Why do they need a STEM degree? You yourself admit that degrees alone don't guarantee intelligence, and while I definitely understand that you wouldn't want to date/marry a highschool dropout, that's not what I'm talking about. Its safe to assume (and its correct) to state there's millions of people with technical certifications who while not formally educated at a college level are still very intelligent.
Since degrees don't guarantee intelligence why not just do the messy thing and sift through the retards until you find someone you can intellectually stomach? This is of course me assuming you haven't done so since I don't know your life as a stranger on the internet.
There's nothing wrong with wanting intelligence in a partner, its a far better reason than what most men and women usually go for. But...STEM degrees only? What about a successful man with a good career without one? Are you too autistic for that to work?
I'd accept medical degrees too

. But the main reason is that I need to be able to relate to him and talk to him. I have a group of friends who have gone to college, and a group of friends who haven't gone to college. I appreciate these friends equally, but the college friends I can relate to more. It's not just that they are more familiar with these concepts taught in college, its that they've spent more of their time learning complex things, so they grasp complex concepts more easily. One of my non-college friends relies solely on me to find software for his computer, because he and his wife are incapable of learning about computers. His excuse is dyslexia, which makes me cringe because it just means he's illiterate.
The process of going through college physically changes your brain. In order to get a STEM/medical degree you have to deal with a lot of math, careful observation, and science, along with theory, foundational knowledge, and critical thinking--and then you have to apply that knowledge to be judged by others for many years. Every semester you face another layer of difficulty in your degree, something that certifications don't offer. I've gotten certifications before, it's hardly challenging. It's the difference between knowing what to do (certification) and knowing the history of it, the processes of it, the reasons you have to do it,
and what to do (degree). Any asshole can look up the foundations of calculus on wikipedia but he's not going to
know that information unless he actually applies it and is judged for it, and he's not going to look at the world with the knowledge of calculus unless he knows it.
If you want a funnier comparison: someone who is racist because he observes niggers and hates them has the racism certificate, but someone who knows that niggers are inferior due to their genome and lack of agricultural/societal/industrial history has the racism degree. And he gets the Master's or Doctorate if he performs scientific research and writes a thesis on it.

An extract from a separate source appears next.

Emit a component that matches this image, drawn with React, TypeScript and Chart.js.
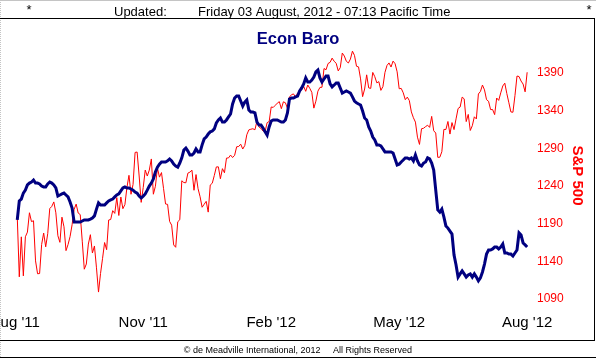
import React, { useEffect, useRef } from 'react';
import { Chart, registerables } from 'chart.js';

Chart.register(...registerables);

// S&P 500 daily closes, trading days 5 Aug 2011 .. 3 Aug 2012 (index = trading day)
const spx: number[] = [
  1199.38, 1119.46, 1172.53, 1120.76, 1172.64, 1178.81, 1204.49, 1192.76, 1193.89, 1140.65, 1123.53, 1123.82, 1162.35, 1177.6, 1159.27, 1176.8, 1210.08, 1212.92, 1218.89,
  1204.42, 1173.97, 1165.24, 1198.62, 1185.9, 1154.23, 1162.27, 1172.87, 1188.68, 1209.11, 1216.01, 1204.09, 1202.09, 1166.76, 1129.56, 1136.43, 1162.95, 1175.38, 1151.06, 1160.4, 1131.42,
  1099.23, 1123.95, 1144.03, 1164.97, 1155.46, 1194.89, 1195.54, 1207.25, 1203.66, 1224.58, 1200.86, 1225.38, 1209.88, 1215.39, 1238.25, 1254.19, 1229.05, 1242.0, 1284.59, 1285.09, 1253.3,
  1218.28, 1237.9, 1261.15, 1253.23, 1261.12, 1275.92, 1229.1, 1239.7, 1263.85, 1251.78, 1257.81, 1236.91, 1216.13, 1215.65, 1192.98, 1188.04, 1161.79, 1158.67, 1192.55, 1195.19, 1246.96,
  1244.58, 1244.28, 1257.08, 1258.47, 1261.01, 1234.35, 1255.19, 1236.47, 1225.73, 1211.82, 1215.75, 1219.66, 1205.35, 1241.3, 1243.72, 1254.0, 1265.33, 1265.43, 1249.64, 1263.02, 1257.6,
  1277.06, 1277.3, 1281.06, 1277.81, 1280.7, 1292.08, 1292.48, 1295.5, 1289.09, 1293.67, 1308.04, 1314.5, 1315.38, 1316.0, 1314.65, 1326.06, 1318.43, 1316.33, 1313.01, 1312.41,
  1324.09, 1325.54, 1344.9, 1344.33, 1347.05, 1349.96, 1351.95, 1342.64, 1351.77, 1350.5, 1343.23, 1358.04, 1361.23, 1362.21, 1357.66, 1363.46, 1365.74, 1367.59, 1372.18, 1365.68,
  1374.09, 1369.63, 1364.33, 1343.36, 1352.63, 1365.91, 1370.87, 1371.09, 1395.95, 1394.28, 1402.6, 1404.17, 1409.75, 1405.52, 1402.89, 1392.78, 1397.11, 1416.51, 1412.52, 1405.54, 1403.28, 1408.47,
  1419.04, 1413.38, 1398.96, 1398.08, 1382.2, 1358.59, 1368.71, 1387.57, 1370.26, 1369.57, 1390.78, 1385.14, 1376.92, 1378.53, 1366.94, 1371.97, 1390.69, 1399.98, 1403.36, 1397.91,
  1405.82, 1402.31, 1391.57, 1369.1, 1369.58, 1363.72, 1354.58, 1357.99, 1353.39, 1338.35, 1330.66, 1324.8, 1304.86, 1295.22, 1315.99, 1316.63, 1318.86, 1320.68, 1317.82, 1332.42, 1313.32, 1310.33,
  1278.04, 1278.18, 1285.5, 1315.13, 1314.99, 1325.66, 1308.93, 1324.18, 1314.88, 1329.1, 1342.84, 1344.78, 1357.98, 1355.69, 1325.51, 1335.02, 1313.72, 1319.99, 1331.85, 1329.04, 1362.16,
  1365.51, 1374.02, 1367.58, 1354.68, 1352.46, 1341.47, 1341.45, 1334.76, 1356.78, 1353.64, 1363.67, 1372.78, 1376.51, 1362.66, 1350.52, 1338.31, 1337.89, 1360.02, 1385.97, 1385.3, 1379.32,
  1375.32, 1365.0, 1390.99,
];

// Econ Baro (unlabelled axis, read as 0..100 of the plot height), same trading days
const econ: number[] = [
  33.6, 40.6, 41.3, 43.5, 44.6, 46.5, 47.2, 47.6, 48.3, 47.2, 47.2, 46.9, 46.1, 45.8, 45.8, 46.9, 47.6, 47.2, 46.5, 45.4,
  42.4, 42.8, 43.2, 43.5, 42.8, 42.1, 40.2, 38.0, 32.8, 32.8, 32.8, 32.8, 33.2, 33.6, 33.6, 33.6, 33.9, 34.3, 35.1, 37.6,
  39.9, 39.1, 39.1, 39.1, 39.9, 40.6, 41.0, 41.3, 42.1, 42.8, 43.2, 44.3, 45.4, 45.8, 45.4, 45.4, 45.0, 44.6, 43.9, 43.5,
  42.4, 41.7, 42.4, 43.2, 44.6, 46.1, 47.2, 48.7, 51.3, 53.1, 54.2, 55.0, 55.0, 55.0, 55.4, 56.1, 55.4, 54.2, 53.5, 53.1,
  54.6, 56.5, 59.4, 60.1, 59.0, 57.6, 57.6, 58.3, 59.8, 58.7, 58.7, 61.3, 63.5, 64.2, 65.3, 66.1, 66.4, 67.2, 69.4, 70.5,
  71.2, 69.7, 69.7, 70.5, 71.6, 72.7, 76.4, 78.6, 79.3, 79.3, 77.5, 75.6, 77.1, 77.9, 74.2, 73.4, 73.4, 73.1, 69.7, 68.6,
  68.6, 67.5, 66.1, 64.9, 67.9, 70.1, 70.5, 70.5, 70.5, 70.1, 69.7, 69.7, 70.5, 73.1, 78.2, 78.6, 78.6, 79.0, 79.3, 81.2,
  82.3, 83.8, 86.0, 84.5, 84.5, 85.2, 86.3, 88.2, 88.9, 86.0, 84.5, 85.6, 86.7, 86.7, 83.8, 82.7, 83.4, 84.1, 84.1, 82.3,
  80.4, 80.8, 81.2, 80.8, 80.4, 79.0, 77.5, 76.8, 76.4, 76.0, 73.8, 71.2, 70.5, 67.9, 66.4, 64.2, 63.1, 61.3, 61.3, 60.9,
  59.8, 58.7, 58.7, 58.7, 58.7, 58.3, 56.1, 53.9, 54.2, 55.0, 55.7, 56.5, 56.5, 56.1, 56.5, 55.4, 57.6, 55.4, 53.9, 53.5,
  54.6, 55.0, 56.5, 56.1, 54.6, 52.0, 44.6, 37.3, 36.5, 37.6, 34.7, 31.4, 30.6, 29.5, 28.4, 20.7, 17.0, 12.5, 13.7, 14.8,
  13.7, 12.5, 13.3, 13.7, 12.5, 13.7, 12.5, 11.1, 12.2, 14.4, 17.3, 21.0, 22.5, 22.5, 22.9, 23.6, 23.6, 22.9, 23.6, 24.7,
  21.4, 21.4, 21.0, 21.0, 20.3, 21.4, 22.5, 28.8, 28.0, 25.1, 24.4, 23.6,
];

const xTickDays: number[] = [-1, 62, 125, 188, 251];
const xTickLabels: string[] = ["Aug '11", "Nov '11", "Feb '12", "May '12", "Aug '12"];
const spxTicks: number[] = [1090, 1140, 1190, 1240, 1290, 1340, 1390];

const chartTitle = 'Econ Baro';
const axisTitle = 'S&P 500';
const updatedLabel = 'Updated:';
const updatedText = 'Friday 03 August, 2012 - 07:13 Pacific Time';
const footerText = '\u00A9 de Meadville International, 2012     All Rights Reserved';

const FAM = "'Liberation Sans', Arial, Helvetica, sans-serif";

const framePlugin = {
  id: 'frameDeco',
  beforeDraw(chart: any) {
    const ctx = chart.ctx;
    ctx.save();
    ctx.fillStyle = '#ffffff';
    ctx.fillRect(0, 0, chart.width, chart.height);
    ctx.restore();
  },
  afterDraw(chart: any) {
    const ctx = chart.ctx;
    const W = chart.width;
    const H = chart.height;
    ctx.save();
    // outer edges
    ctx.fillStyle = '#c4c4c4';
    ctx.fillRect(0, 0, W, 1);
    for (let y = 0; y < H; y += 2) ctx.fillRect(0, y, 1, 1);
    // frame
    ctx.fillStyle = '#000000';
    ctx.fillRect(0, 18, 595, 1);
    ctx.fillRect(594, 18, 1, 323);
    ctx.fillRect(0, 340, 595, 1);
    ctx.fillRect(0, 357, W, 1);
    // header
    ctx.font = `13px ${FAM}`;
    ctx.textBaseline = 'alphabetic';
    ctx.textAlign = 'center';
    ctx.fillText('*', 29, 14);
    ctx.fillText('*', 589, 14);
    ctx.textAlign = 'left';
    ctx.fillText(updatedLabel, 114, 15.5);
    ctx.fillText(updatedText, 198, 15.5);
    // title
    ctx.font = `bold 16.5px ${FAM}`;
    ctx.fillStyle = '#000080';
    ctx.textAlign = 'center';
    ctx.fillText(chartTitle, 298, 44);
    // footer
    ctx.font = `9px ${FAM}`;
    ctx.fillStyle = '#000000';
    ctx.fillText(footerText, 298, 352.5);
    ctx.restore();
  },
};

export default function App() {
  const ref = useRef<HTMLCanvasElement>(null);
  useEffect(() => {
    if (!ref.current) return;
    const chart = new Chart(ref.current, {
      type: 'line',
      data: {
        datasets: [
          {
            label: chartTitle,
            data: econ.map((v, i) => ({ x: i, y: v })),
            yAxisID: 'yEcon',
            borderColor: '#000080',
            borderWidth: 3,
            pointRadius: 0,
            tension: 0,
            fill: false,
          },
          {
            label: axisTitle,
            data: spx.map((v, i) => ({ x: i, y: v })),
            yAxisID: 'y',
            borderColor: '#ff0000',
            borderWidth: 1,
            pointRadius: 0,
            tension: 0,
            fill: false,
          },
        ],
      },
      options: {
        responsive: false,
        animation: false,
        devicePixelRatio: 1,
        events: [],
        layout: { padding: { left: 1, right: 2, top: 40, bottom: 0 } },
        plugins: {
          legend: { display: false },
          tooltip: { enabled: false },
          title: { display: false },
        },
        scales: {
          x: {
            type: 'linear',
            position: 'bottom',
            min: -8,
            max: 252.4,
            bounds: 'data',
            grid: { display: false, drawTicks: false },
            border: { display: false },
            afterBuildTicks: (s: any) => {
              s.ticks = xTickDays.map((v) => ({ value: v }));
            },
            afterFit: (s: any) => {
              s.height = 47;
              s.paddingLeft = 0;
              s.paddingRight = 0;
            },
            ticks: {
              autoSkip: false,
              maxRotation: 0,
              minRotation: 0,
              padding: 3,
              color: '#000000',
              font: { family: FAM, size: 15 },
              callback: (_v: any, i: number) => xTickLabels[i],
            },
          },
          y: {
            type: 'linear',
            position: 'right',
            min: 1074.1,
            max: 1433.8,
            bounds: 'data',
            grid: { display: false, drawTicks: false },
            border: { display: false },
            afterBuildTicks: (s: any) => {
              s.ticks = spxTicks.map((v) => ({ value: v }));
            },
            afterFit: (s: any) => {
              s.width = 64;
            },
            ticks: {
              padding: 7,
              color: '#ff0000',
              font: { family: FAM, size: 12 },
              callback: (v: any) => String(v),
            },
            title: {
              display: true,
              text: axisTitle,
              color: '#ff0000',
              font: { family: FAM, size: 15, weight: 'bold' },
              padding: { top: 8, bottom: 0 },
            },
          },
          yEcon: {
            type: 'linear',
            display: false,
            min: 0,
            max: 100,
            bounds: 'data',
          },
        },
      },
      plugins: [framePlugin],
    } as any);
    return () => chart.destroy();
  }, []);

  return (
    <div style={{ position: 'fixed', left: 0, top: 0, width: 596, height: 358, background: '#ffffff' }}>
      <canvas ref={ref} width={596} height={358} style={{ display: 'block', width: 596, height: 358 }} />
    </div>
  );
}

This is a rare mindset in general, but it is even rarer among those who are uneducated. Trying to sift through the population for an intelligent individual without the distinction of education to at least improve my odds translates to horrible probability outcomes.
I mean, at the end of the day if your main goal is "make white peoples lives better" you should at least have white children. High IQ white people (especially high IQ white women) dying alone is actively detrimental to that effect.
I also want to be happy. I want to love and respect and trust the man that I am with. My life has been, for the vast majority, unhappy. Learning in college has made me happier. Talking to my professors, most of whom are doctors, has made me happier. I want my family to be a source of purpose and pride, not existential dread and frustration.